Outros dados relevantes referem-se à redução da participação das mulheres ocupadas no meio rural no marco de uma redução global da ocupação agropecuária e o fato de que “o trabalho feminino é predominantemente não remunerado” e na produção para o autoconsumo, para as poucas que auferem rendas monetárias, estas são inferiores às recebidas pelos homens (Melo e Sabato, 2009, p. 43, 61, 106).
Essa situação explica a maior migração das mulheres jovens, que buscam nas áreas urbanas oportunidades de autonomia econômica e mais liberdade, contribuindo, assim, para o fenômeno da masculinização e do envelhecimento da população rural.
Nos anos recentes, mudanças significativas vêm ocorrendo a partir do fortalecimento dos movimentos e das organizações das mulheres rurais e de sua atuação para que elas sejam consideradas sujeitos autônomos e não apenas parte de uma relação familiar, e, também, em função de um contexto mais favorável no governo federal “para a formulação e implementação de políticas públicas” dirigidas a elas “e para a afirmação de uma agenda feminista no desenvolvimento rural” (Butto, 2011, p. 14).
Parte das demandas das mulheres já resultou em mudanças, expressando o reconhecimento de direitos e a sua institucionalização como políticas públicas orientadas para a promoção da autonomia econômica.
Alguns resultados positivos dessas políticas já podem ser constatados, como a ampliação da participação das mulheres na reforma agrária, a diminuição da proporção de mulheres ocupadas sem remuneração, “a elevação real dos rendimentos” das mulheres rurais e o arrefecimento na migração feminina (Melo e Sabato, 2009, p. 43, 60).
A experiência recente no Brasil tem demonstrado que quando se alteram aspectos importantes de sua situação, como o acesso à documentação, à terra, ao crédito ou à educação, as mulheres aproveitam as oportunidades e buscam rapidamente alterar sua condição.
Mesmo com avanços no sentido da autonomia econômica, no trabalho doméstico e nos cuidados encontram-se as maiores resistências às mudanças. As mulheres continuam fazendo o trabalho doméstico e considerando-o como sua atribuição; os homens não se corresponsabilizam e não há uma estrutura adequada de serviços e equipamentos públicos que permitam socializar esse trabalho.
Novas políticas públicas
A articulação entre políticas públicas e a perspectiva de gênero é recente no Brasil, e para isso foi fundamental reconhecer a existência das desigualdades e que as políticas têm impactos diferenciados sobre homens e mulheres. E, a partir dessa compreensão, decidir por uma nova diretriz de governo, que passasse a incidir sobre essas relações hierárquicas e de poder com “políticas públicas de igualdade com vistas à autonomia” (Soares, 2014, p. 49).

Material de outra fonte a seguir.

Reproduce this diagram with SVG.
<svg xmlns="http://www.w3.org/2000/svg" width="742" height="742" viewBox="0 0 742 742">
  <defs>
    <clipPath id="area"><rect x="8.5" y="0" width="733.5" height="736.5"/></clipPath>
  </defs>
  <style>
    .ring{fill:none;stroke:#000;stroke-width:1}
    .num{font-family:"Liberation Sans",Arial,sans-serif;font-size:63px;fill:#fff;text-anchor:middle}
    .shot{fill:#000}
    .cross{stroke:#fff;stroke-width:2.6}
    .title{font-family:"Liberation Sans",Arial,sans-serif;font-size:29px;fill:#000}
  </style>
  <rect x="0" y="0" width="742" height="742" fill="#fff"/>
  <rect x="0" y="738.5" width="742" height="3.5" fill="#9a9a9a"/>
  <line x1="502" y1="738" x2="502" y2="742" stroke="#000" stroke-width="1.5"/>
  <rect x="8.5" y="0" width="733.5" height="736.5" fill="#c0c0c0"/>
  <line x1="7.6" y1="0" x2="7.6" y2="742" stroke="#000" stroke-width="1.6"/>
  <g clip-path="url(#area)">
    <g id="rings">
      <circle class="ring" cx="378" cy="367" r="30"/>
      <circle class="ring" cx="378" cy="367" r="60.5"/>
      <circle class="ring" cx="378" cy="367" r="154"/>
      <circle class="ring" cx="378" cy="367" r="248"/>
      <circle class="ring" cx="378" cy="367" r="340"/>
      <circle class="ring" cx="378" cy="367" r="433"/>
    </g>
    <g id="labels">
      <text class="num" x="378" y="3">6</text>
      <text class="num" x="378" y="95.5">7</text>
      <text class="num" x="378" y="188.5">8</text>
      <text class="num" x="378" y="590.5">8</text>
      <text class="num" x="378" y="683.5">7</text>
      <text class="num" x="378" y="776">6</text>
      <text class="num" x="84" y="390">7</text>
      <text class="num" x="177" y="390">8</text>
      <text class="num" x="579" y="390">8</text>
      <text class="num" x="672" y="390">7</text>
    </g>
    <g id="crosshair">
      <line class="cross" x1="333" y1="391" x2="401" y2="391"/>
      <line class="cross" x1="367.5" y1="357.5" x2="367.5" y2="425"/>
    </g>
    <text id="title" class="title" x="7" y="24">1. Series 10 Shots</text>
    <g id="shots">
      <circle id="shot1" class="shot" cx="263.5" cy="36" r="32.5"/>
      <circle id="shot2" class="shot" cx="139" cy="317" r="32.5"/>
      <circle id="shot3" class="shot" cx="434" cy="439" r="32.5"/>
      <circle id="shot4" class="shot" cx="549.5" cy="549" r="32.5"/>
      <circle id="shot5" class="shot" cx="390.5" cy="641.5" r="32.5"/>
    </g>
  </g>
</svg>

Um passo fundamental foi a criação de organismos governamentais específicos na administração pública federal, tanto de âmbito geral, com a criação da Secretaria de Políticas para as Mulheres da Presidência da República (SPM, atual Minstério das Mulheres, da Igualdade Racial e dos Direitos Humanos), quanto setorial, com o Programa de Promoção de Igualdade de Gênero, Raça e Etnia (PPIGRE) no Ministério do Desenvolvimento Agrário (MDA), depois transformado em Diretoria de Políticas para as Mulheres Rurais e Quilombolas (DPMRQ)134, e comitês de gênero em vários ministérios.
Contando com estrutura, orçamento, equipes, programas e ações próprias voltadas para impulsionar e coordenar políticas públicas, esses organismos adotam a transversalidade como uma estratégia de ação intersetorial e intergovernamental para que as diferentes políticas incorporem a perspectiva da igualdade de gênero na sua formulação e implementação e considerem “as especificidades e demandas das mulheres” (Soares, 2014, p. 50). E isso se dá de forma combinada, com a adoção de políticas específicas dirigidas às mulheres e com o apoio a ações de fortalecimento das organizações e dos movimentos de mulheres.

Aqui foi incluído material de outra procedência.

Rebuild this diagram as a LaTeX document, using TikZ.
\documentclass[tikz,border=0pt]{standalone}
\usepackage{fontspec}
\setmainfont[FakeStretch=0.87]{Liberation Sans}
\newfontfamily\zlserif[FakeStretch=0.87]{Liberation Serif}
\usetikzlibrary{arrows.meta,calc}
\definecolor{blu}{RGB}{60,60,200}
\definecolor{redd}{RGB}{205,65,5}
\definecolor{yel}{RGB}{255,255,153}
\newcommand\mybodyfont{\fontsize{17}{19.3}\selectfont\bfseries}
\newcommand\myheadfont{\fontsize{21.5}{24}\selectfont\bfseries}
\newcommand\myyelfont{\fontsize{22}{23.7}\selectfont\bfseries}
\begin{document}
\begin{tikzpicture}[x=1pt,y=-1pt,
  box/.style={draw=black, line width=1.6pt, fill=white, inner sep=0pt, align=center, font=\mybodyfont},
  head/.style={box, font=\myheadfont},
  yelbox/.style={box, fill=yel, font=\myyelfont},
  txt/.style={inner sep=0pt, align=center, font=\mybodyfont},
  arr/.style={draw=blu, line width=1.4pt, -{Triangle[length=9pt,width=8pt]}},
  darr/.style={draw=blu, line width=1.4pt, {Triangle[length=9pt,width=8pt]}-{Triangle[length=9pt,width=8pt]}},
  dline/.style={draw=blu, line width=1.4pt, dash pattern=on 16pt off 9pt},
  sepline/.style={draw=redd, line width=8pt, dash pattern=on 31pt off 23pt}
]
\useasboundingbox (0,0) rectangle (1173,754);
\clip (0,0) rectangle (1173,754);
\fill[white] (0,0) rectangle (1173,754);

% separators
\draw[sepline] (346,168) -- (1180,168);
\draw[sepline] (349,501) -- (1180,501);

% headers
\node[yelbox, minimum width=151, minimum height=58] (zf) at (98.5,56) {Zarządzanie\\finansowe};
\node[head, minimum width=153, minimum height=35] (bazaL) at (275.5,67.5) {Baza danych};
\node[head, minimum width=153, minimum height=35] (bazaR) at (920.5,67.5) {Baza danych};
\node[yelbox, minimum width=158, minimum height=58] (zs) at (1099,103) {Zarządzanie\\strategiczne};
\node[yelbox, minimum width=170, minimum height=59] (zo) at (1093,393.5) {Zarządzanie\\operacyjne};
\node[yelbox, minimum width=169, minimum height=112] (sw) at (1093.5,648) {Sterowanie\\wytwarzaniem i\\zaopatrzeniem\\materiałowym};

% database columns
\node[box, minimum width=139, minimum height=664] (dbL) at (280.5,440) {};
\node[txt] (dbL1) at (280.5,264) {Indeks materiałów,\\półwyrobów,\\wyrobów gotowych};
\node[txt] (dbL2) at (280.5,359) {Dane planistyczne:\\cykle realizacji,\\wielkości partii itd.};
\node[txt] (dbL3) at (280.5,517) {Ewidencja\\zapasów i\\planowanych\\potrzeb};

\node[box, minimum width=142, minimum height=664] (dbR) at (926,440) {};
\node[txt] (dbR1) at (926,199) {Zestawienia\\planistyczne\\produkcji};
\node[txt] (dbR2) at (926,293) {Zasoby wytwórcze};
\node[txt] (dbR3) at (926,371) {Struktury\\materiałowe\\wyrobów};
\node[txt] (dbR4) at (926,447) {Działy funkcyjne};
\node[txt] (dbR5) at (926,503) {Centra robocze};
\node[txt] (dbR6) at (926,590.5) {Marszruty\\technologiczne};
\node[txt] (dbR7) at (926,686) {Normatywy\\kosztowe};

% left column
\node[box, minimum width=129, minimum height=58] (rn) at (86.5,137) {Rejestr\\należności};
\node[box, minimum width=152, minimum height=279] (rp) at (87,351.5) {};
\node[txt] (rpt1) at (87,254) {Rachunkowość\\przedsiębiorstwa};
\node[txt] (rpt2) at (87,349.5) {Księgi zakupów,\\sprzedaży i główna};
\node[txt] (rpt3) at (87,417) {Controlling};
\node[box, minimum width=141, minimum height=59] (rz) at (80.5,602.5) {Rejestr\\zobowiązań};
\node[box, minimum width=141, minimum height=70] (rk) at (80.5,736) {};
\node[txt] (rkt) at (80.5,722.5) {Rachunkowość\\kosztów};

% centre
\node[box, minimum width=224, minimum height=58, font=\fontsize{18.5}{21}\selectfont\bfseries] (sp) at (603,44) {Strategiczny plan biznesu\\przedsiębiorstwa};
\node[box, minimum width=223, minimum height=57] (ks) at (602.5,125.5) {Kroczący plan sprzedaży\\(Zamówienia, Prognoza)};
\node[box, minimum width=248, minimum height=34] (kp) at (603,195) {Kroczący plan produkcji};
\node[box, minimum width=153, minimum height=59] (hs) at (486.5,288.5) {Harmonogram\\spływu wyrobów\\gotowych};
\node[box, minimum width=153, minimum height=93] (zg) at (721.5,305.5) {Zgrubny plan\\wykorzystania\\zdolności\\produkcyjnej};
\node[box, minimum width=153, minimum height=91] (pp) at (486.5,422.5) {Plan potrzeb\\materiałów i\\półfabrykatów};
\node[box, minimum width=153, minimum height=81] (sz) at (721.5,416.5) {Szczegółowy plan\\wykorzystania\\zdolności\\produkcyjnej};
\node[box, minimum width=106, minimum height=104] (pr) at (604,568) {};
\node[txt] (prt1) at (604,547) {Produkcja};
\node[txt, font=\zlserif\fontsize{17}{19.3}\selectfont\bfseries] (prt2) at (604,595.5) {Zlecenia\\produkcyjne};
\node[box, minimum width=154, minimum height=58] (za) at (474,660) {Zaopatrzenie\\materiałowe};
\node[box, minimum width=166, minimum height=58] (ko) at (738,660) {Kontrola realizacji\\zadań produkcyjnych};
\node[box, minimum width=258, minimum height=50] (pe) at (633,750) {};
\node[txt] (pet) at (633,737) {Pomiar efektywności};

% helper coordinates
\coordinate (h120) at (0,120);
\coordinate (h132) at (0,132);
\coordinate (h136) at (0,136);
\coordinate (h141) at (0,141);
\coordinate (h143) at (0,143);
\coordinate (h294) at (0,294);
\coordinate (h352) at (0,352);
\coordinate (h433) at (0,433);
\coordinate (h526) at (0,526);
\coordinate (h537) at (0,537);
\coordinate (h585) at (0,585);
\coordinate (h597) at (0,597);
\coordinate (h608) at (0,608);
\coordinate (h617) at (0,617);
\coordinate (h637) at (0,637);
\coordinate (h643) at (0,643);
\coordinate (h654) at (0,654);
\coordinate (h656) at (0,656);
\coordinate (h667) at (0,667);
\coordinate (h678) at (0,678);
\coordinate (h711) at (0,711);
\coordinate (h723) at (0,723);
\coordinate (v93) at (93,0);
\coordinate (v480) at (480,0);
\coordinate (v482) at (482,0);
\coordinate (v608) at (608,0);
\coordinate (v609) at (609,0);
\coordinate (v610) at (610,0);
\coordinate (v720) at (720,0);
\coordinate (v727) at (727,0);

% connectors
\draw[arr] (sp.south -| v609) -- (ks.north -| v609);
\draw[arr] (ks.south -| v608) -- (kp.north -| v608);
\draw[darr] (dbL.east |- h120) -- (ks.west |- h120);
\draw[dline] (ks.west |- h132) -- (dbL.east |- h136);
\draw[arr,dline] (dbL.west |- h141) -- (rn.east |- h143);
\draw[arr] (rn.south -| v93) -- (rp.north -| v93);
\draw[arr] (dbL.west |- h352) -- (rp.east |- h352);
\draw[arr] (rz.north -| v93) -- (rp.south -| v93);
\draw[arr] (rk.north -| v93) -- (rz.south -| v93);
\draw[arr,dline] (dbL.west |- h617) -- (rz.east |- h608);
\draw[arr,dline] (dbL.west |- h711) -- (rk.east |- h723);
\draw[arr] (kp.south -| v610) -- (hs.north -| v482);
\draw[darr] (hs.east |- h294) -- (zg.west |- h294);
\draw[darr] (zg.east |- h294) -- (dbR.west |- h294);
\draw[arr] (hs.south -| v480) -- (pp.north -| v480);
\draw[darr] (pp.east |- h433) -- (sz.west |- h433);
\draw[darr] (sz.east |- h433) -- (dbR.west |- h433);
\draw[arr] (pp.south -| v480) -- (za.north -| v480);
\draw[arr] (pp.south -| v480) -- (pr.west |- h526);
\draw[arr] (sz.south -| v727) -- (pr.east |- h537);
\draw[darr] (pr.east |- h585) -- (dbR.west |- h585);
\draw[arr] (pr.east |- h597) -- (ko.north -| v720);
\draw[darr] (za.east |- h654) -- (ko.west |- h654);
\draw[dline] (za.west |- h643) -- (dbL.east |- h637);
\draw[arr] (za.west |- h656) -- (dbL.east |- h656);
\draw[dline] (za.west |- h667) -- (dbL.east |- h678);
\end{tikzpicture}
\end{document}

A efetivação dessa estratégia tem demandado intenso diálogo social com os movimentos e as organizações de mulheres para acordar pautas específicas e compartilhar a gestão das políticas, a articulação com as esferas subnacionais, em função das responsabilidades compartidas entre a União, os estados e os municípios, e, ainda, a integração das ações dos vários ministérios.
De forma gradual e cumulativa vêm sendo criadas melhores condições para superar uma situação em que as mulheres não eram destinatárias específicas de políticas públicas e não participavam das instâncias de decisão.
Com base em amplo processo de consultas realizado nas conferências, que reúnem esferas de governo e organizações de mulheres, foram definidas diretrizes, eixos de ação e metas do Plano Nacional de Políticas para as Mulheres (PNPM)135, que são monitorados pelo Conselho Nacional de Direitos da Mulher, com apoio do Observatório Brasil da Igualdade de Gênero, e pelos comitês de gênero dos órgãos federais.
O Plano prevê diversas ações que possibilitam a individualização dos direitos, quebrando uma tradição “familista” que marcava a ação do Estado, e estimulando a inserção das mulheres com autonomia na família, na economia e na participação social, inclusive no meio rural.